I think there may be a problem with my carburetor. When I start the snowblower with the choke on and the throttle lever on the starting position,the snowblower starts right away. After a few seconds, I set both levers to Operation and it also goes smoothly and idles normally. But if I lower the throttle lever (slowly moving from OPERATION to START), it dies about half way between Operation and Starging. Is that normal?
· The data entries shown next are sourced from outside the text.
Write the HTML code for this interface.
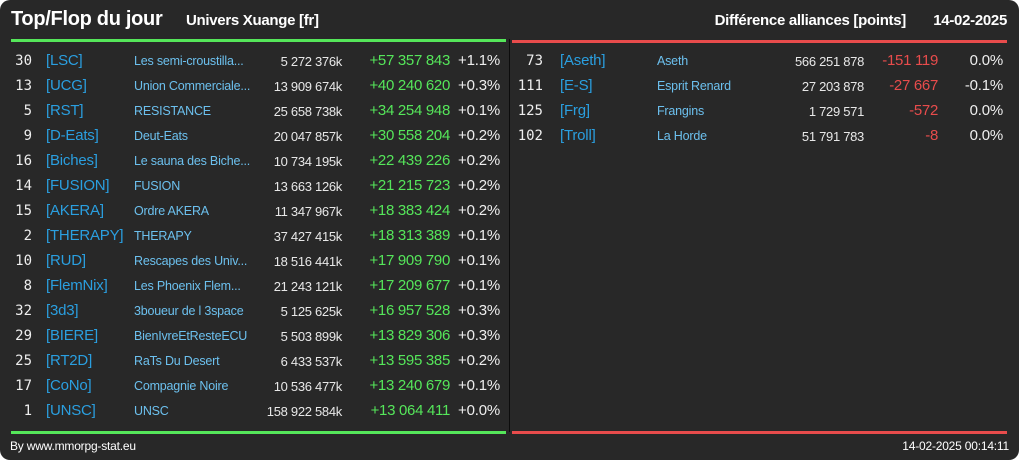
<!DOCTYPE html>
<html><head><meta charset="utf-8"><style>
html,body{margin:0;padding:0;background:#fff;}
#card{position:relative;width:1019px;height:460px;background:#282828;border-radius:10px;overflow:hidden;font-family:"Liberation Sans",sans-serif;color:#eee;}
.t{position:absolute;white-space:nowrap;line-height:1;}
.r{text-align:right;}
.rank{font-family:"DejaVu Sans Mono","Liberation Mono",monospace;font-size:14px;color:#eee;}
.tag{font-size:15px;color:#2a9fe0;letter-spacing:-0.2px;}
.nm{font-size:12.5px;color:#6cc0ee;letter-spacing:-0.2px;}
.pts{font-size:13px;color:#e8e8e8;letter-spacing:-0.3px;}
.dif{font-size:15px;letter-spacing:-0.3px;}
.pct{font-size:15px;color:#eee;letter-spacing:-0.2px;}
.hd{font-weight:bold;color:#fff;letter-spacing:-0.3px;}
</style></head><body>
<div id="card">
<div class="t hd" style="left:11px;top:9px;font-size:20px;">Top/Flop du jour</div>
<div class="t hd" style="left:186px;top:13px;font-size:15px;">Univers Xuange [fr]</div>
<div class="t hd" style="right:113px;top:13px;font-size:15px;">Différence alliances [points]</div>
<div class="t hd" style="right:12px;top:13px;font-size:15px;">14-02-2025</div>
<div style="position:absolute;left:11px;top:39px;width:495px;height:3px;background:#55e65a;"></div>
<div style="position:absolute;left:512px;top:40px;width:495px;height:3px;background:#e84c4c;"></div>
<div style="position:absolute;left:509px;top:39px;width:1px;height:393px;background:#0c0c0c;"></div>
<div style="position:absolute;left:11px;top:431px;width:495px;height:3px;background:#55e65a;"></div>
<div style="position:absolute;left:512px;top:431px;width:495px;height:3px;background:#e84c4c;"></div>
<div class="t" style="left:10px;top:440px;font-size:12px;color:#fff;letter-spacing:-0.2px;">By www.mmorpg-stat.eu</div>
<div class="t" style="right:10px;top:440px;font-size:12px;color:#fff;letter-spacing:-0.2px;">14-02-2025 00:14:11</div>
</div>
<script>
const topRanks=[30,13,5,9,16,14,15,2,10,8,32,29,25,17,1];
const topTags=["[LSC]","[UCG]","[RST]","[D-Eats]","[Biches]","[FUSION]","[AKERA]","[THERAPY]","[RUD]","[FlemNix]","[3d3]","[BIERE]","[RT2D]","[CoNo]","[UNSC]"];
const topNames=["Les semi-croustilla...","Union Commerciale...","RESISTANCE","Deut-Eats","Le sauna des Biche...","FUSION","Ordre AKERA","THERAPY","Rescapes des Univ...","Les Phoenix Flem...","3boueur de l 3space","BienIvreEtResteECU","RaTs Du Desert","Compagnie Noire","UNSC"];
const topPoints=["5 272 376k","13 909 674k","25 658 738k","20 047 857k","10 734 195k","13 663 126k","11 347 967k","37 427 415k","18 516 441k","21 243 121k","5 125 625k","5 503 899k","6 433 537k","10 536 477k","158 922 584k"];
const topDiffs=["+57 357 843","+40 240 620","+34 254 948","+30 558 204","+22 439 226","+21 215 723","+18 383 424","+18 313 389","+17 909 790","+17 209 677","+16 957 528","+13 829 306","+13 595 385","+13 240 679","+13 064 411"];
const topPcts=["+1.1%","+0.3%","+0.1%","+0.2%","+0.2%","+0.2%","+0.2%","+0.1%","+0.1%","+0.1%","+0.3%","+0.3%","+0.2%","+0.1%","+0.0%"];
const flopRanks=[73,111,125,102];
const flopTags=["[Aseth]","[E-S]","[Frg]","[Troll]"];
const flopNames=["Aseth","Esprit Renard","Frangins","La Horde"];
const flopPoints=["566 251 878","27 203 878","1 729 571","51 791 783"];
const flopDiffs=["-151 119","-27 667","-572","-8"];
const flopPcts=["0.0%","-0.1%","0.0%","0.0%"];

const card=document.getElementById('card');
function cell(cls,txt,x,y,right,color){
  const d=document.createElement('div');
  d.className='t '+cls+(right?' r':'');
  d.textContent=txt;
  if(right){d.style.right=(1019-x)+'px';}else{d.style.left=x+'px';}
  d.style.top=y+'px';
  if(color)d.style.color=color;
  card.appendChild(d);
  return d;
}
const rowY=i=>53+i*25;
topRanks.forEach((r,i)=>{
  const y=rowY(i);
  let e;
  e=cell('rank',String(r),32,y+1,true);
  
  
  e=cell('tag',topTags[i],46,y,false);
  
  
  e=cell('nm',topNames[i],134,y+2,false);
  
  
  e=cell('pts',topPoints[i],342,y+2,true);
  
  
  e=cell('dif',topDiffs[i],450,y,true,'#55e65a');
  
  
  e=cell('pct',topPcts[i],500,y,true);
  
  
});
flopRanks.forEach((r,i)=>{
  const y=rowY(i);
  let e;
  e=cell('rank',String(r),543,y+1,true);
  
  
  e=cell('tag',flopTags[i],560,y,false);
  
  
  e=cell('nm',flopNames[i],657,y+2,false);
  
  
  e=cell('pts',flopPoints[i],864,y+2,true);
  
  
  e=cell('dif',flopDiffs[i],938,y,true,'#e84c4c');
  
  
  e=cell('pct',flopPcts[i],1003,y,true);
  
  
});
</script>
</body></html>
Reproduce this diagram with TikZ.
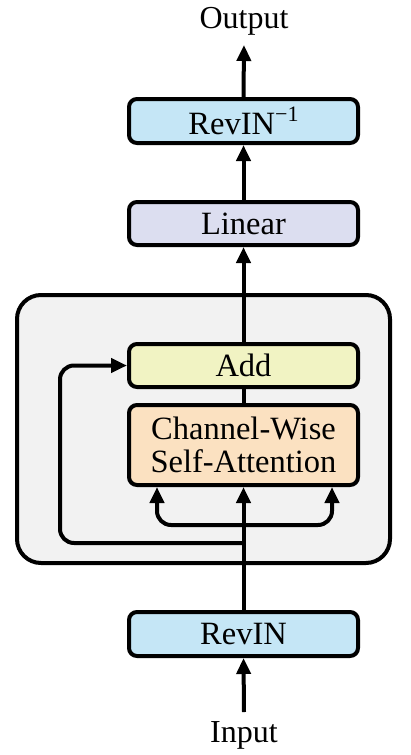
\documentclass[tikz,border=0pt]{standalone}
\usepackage{fontspec}
\setmainfont{Liberation Serif}
\usetikzlibrary{arrows.meta}
\definecolor{cblue}{HTML}{C5E6F6}
\definecolor{clin}{HTML}{DCDEF0}
\definecolor{cadd}{HTML}{F1F3C3}
\definecolor{cattn}{HTML}{FBE1C1}
\definecolor{cgrey}{HTML}{F2F2F2}
\tikzset{
  blk/.style={draw=black, line width=4pt, rounded corners=8pt, minimum width=229pt,
    inner sep=0pt, align=center, font=\fontsize{32.5}{34}\selectfont},
  lbl/.style={inner sep=0pt, anchor=base, font=\fontsize{32}{34}\selectfont},
  arr/.style={line width=4pt, -{Triangle[length=16pt,width=14pt]}},
  ln/.style={line width=4pt},
}
\begin{document}
\begin{tikzpicture}[x=1pt,y=-1pt]
\useasboundingbox (0,0) rectangle (411,755);
% outer module box
\node[draw=black, line width=4pt, fill=cgrey, rounded corners=24pt, minimum width=373pt, minimum height=268pt, inner sep=0pt] (mod) at (203.5,429) {};
% boxes
\node[blk, fill=cblue, minimum height=44pt] (rinv) at (243.5,121) {RevIN\raisebox{0.42em}{\fontsize{22}{22}\selectfont −1}};
\node[blk, fill=clin, minimum height=43pt] (lin) at (243.5,223.5) {Linear};
\node[blk, fill=cadd, minimum height=43pt] (add) at (243.5,365.5) {Add};
\node[blk, fill=cattn, minimum height=80pt] (attn) at (243.5,445) {Channel-Wise\\[-1pt]Self-Attention};
\node[blk, fill=cblue, minimum height=44pt] (rin) at (243.5,634) {RevIN};
% labels
\node[lbl] (out) at (244,28) {Output};
\node[lbl] (in) at (244,742) {Input};
\coordinate (outtip) at (244,45);
\coordinate (instart) at (244,712);
\coordinate (split) at (244,525);
\coordinate (res) at (244,543);
% connectors
\draw[arr] (instart) -- (rin.south);
\draw[arr] (rin.north) -- (attn.south);
\draw[arr, rounded corners=14pt] (split) -| ([xshift=-86.5pt]attn.south);
\draw[arr, rounded corners=14pt] (split) -| ([xshift=88.5pt]attn.south);
\draw[arr, rounded corners=14pt] (res) -| (60,365.5) -- (add.west);
\draw[ln] (attn.north) -- (add.south);
\draw[arr] (add.north) -- (lin.south);
\draw[arr] (lin.north) -- (rinv.south);
\draw[arr] (rinv.north) -- (outtip);
\end{tikzpicture}
\end{document}
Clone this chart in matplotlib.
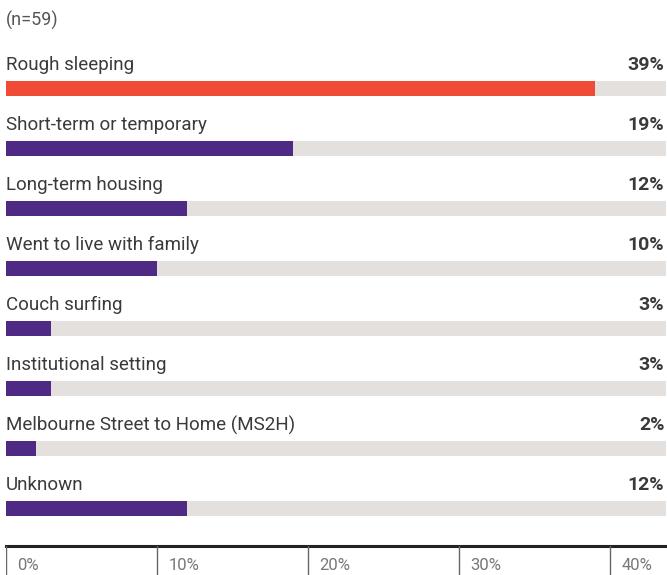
import matplotlib
matplotlib.use('Agg')
import matplotlib.pyplot as plt

# ── Data ──────────────────────────────────────────────────────────────────────
categories = [
    "Rough sleeping",
    "Short-term or temporary",
    "Long-term housing",
    "Went to live with family",
    "Couch surfing",
    "Institutional setting",
    "Melbourne Street to Home (MS2H)",
    "Unknown",
]
values = [39, 19, 12, 10, 3, 3, 2, 12]
tick_values = [0, 10, 20, 30, 40]
note = "(n=59)"

RED = "#F04B37"
PURPLE = "#4E2A84"
TRACK = "#E4E0DD"
TEXT = "#3a3a3a"
plt.rcParams['font.family'] = ['Roboto', 'DejaVu Sans']

W, H = 667, 575
XMAX = 43.7
fig = plt.figure(figsize=(W / 100, H / 100), dpi=100)

# ── Bars ──────────────────────────────────────────────────────────────────────
ax = fig.add_axes([6 / W, 1 - 546 / H, 660 / W, 546 / H])
ax.set_xlim(0, XMAX)
ax.set_ylim((546 - 88) / 60, -88 / 60)
ax.axis('off')

rows = range(len(categories))
ax.barh(rows, [XMAX] * len(values), height=15 / 60, color=TRACK, left=0)
colors = [RED] + [PURPLE] * (len(values) - 1)
ax.barh(rows, values, height=15 / 60, color=colors, left=0)

for i, (cat, v) in enumerate(zip(categories, values)):
    ax.text(0, i - 23 / 60, cat, ha='left', va='center', fontsize=13.5,
            color=TEXT)
    ax.text(XMAX - 0.1, i - 23 / 60, f"{v}%", ha='right', va='center',
            fontsize=14, fontweight='bold', color=TEXT)

ax.text(0, -68 / 60, note, ha='left', va='center', fontsize=13,
        color="#555555")

# ── Bottom scale ──────────────────────────────────────────────────────────────
ax2 = fig.add_axes([6 / W, 0, 660 / W, 29 / H])
ax2.set_xlim(0, XMAX)
ax2.set_ylim(0, 1)
ax2.axis('off')
ax2.axhline(1, color="#222222", linewidth=2.2, clip_on=False)
for t in tick_values:
    ax2.axvline(t, color="#666666", linewidth=1)
    ax2.text(t + 0.75, 0.08, f"{t}%", ha='left', va='bottom', fontsize=12,
             color="#777777")

fig.savefig("out.png", dpi=100)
Why is there 2 chokes on this model?

And how can I fix it?

Thanks


----------



## Yanmar Ronin (Jan 31, 2015)

I'm not familiar with that machine, but generally 'start' is the choke closed position and will kill a warm engine if engaged during use.

Someone with experience on the machine will chime in I'm sure.


----------



## sledman8002002 (Jan 20, 2021)

Is there anyway you could take a better picture? I aint never seen a small engine carb with 2 chokes.


----------



## cpchriste (Jan 19, 2014)

The rear lever circled is the throttle, up for high speed and down for idle. I'm curious what the label you're looking at says. Perhaps it means to tell you to start the engine at idle speed?


----------



## Maxi5566 (Dec 3, 2018)

cpchriste said:


> The rear lever circled is the throttle, up for high speed and down for idle. I'm curious what the label you're looking at says. Perhaps it means to tell you to start the engine at idle speed?


I am retarded… On the stickers, it’s written throttle (rear) and choke (over carb).
Here’s the situation with the correct terms:


On my snowblower, it goes to full throttle/no choke in a few seconds (starts on full choke and the throttle lever on Starting, but will go to no choke/“Operation” mode on the throttle lever in a few seconds). But when I do not have choke, if I lower the throttle too much, it dies (somewhere between half throttle-> start position).

Do you know how I could fix it?


----------



## sledman8002002 (Jan 20, 2021)

Glad to see the photo's, nice job.
I think I hear what you're saying, basically it wont run at low rpm's without choke, yes?
Signs are pointing to some debris in the carb, it's where I would start. Shouldn't be too bad to tackle if you're inclined to do it yourself.


----------



## cpchriste (Jan 19, 2014)

There's a long pilot jet tube in the carb that tends to get partially plugged and affects part throttle operation.


----------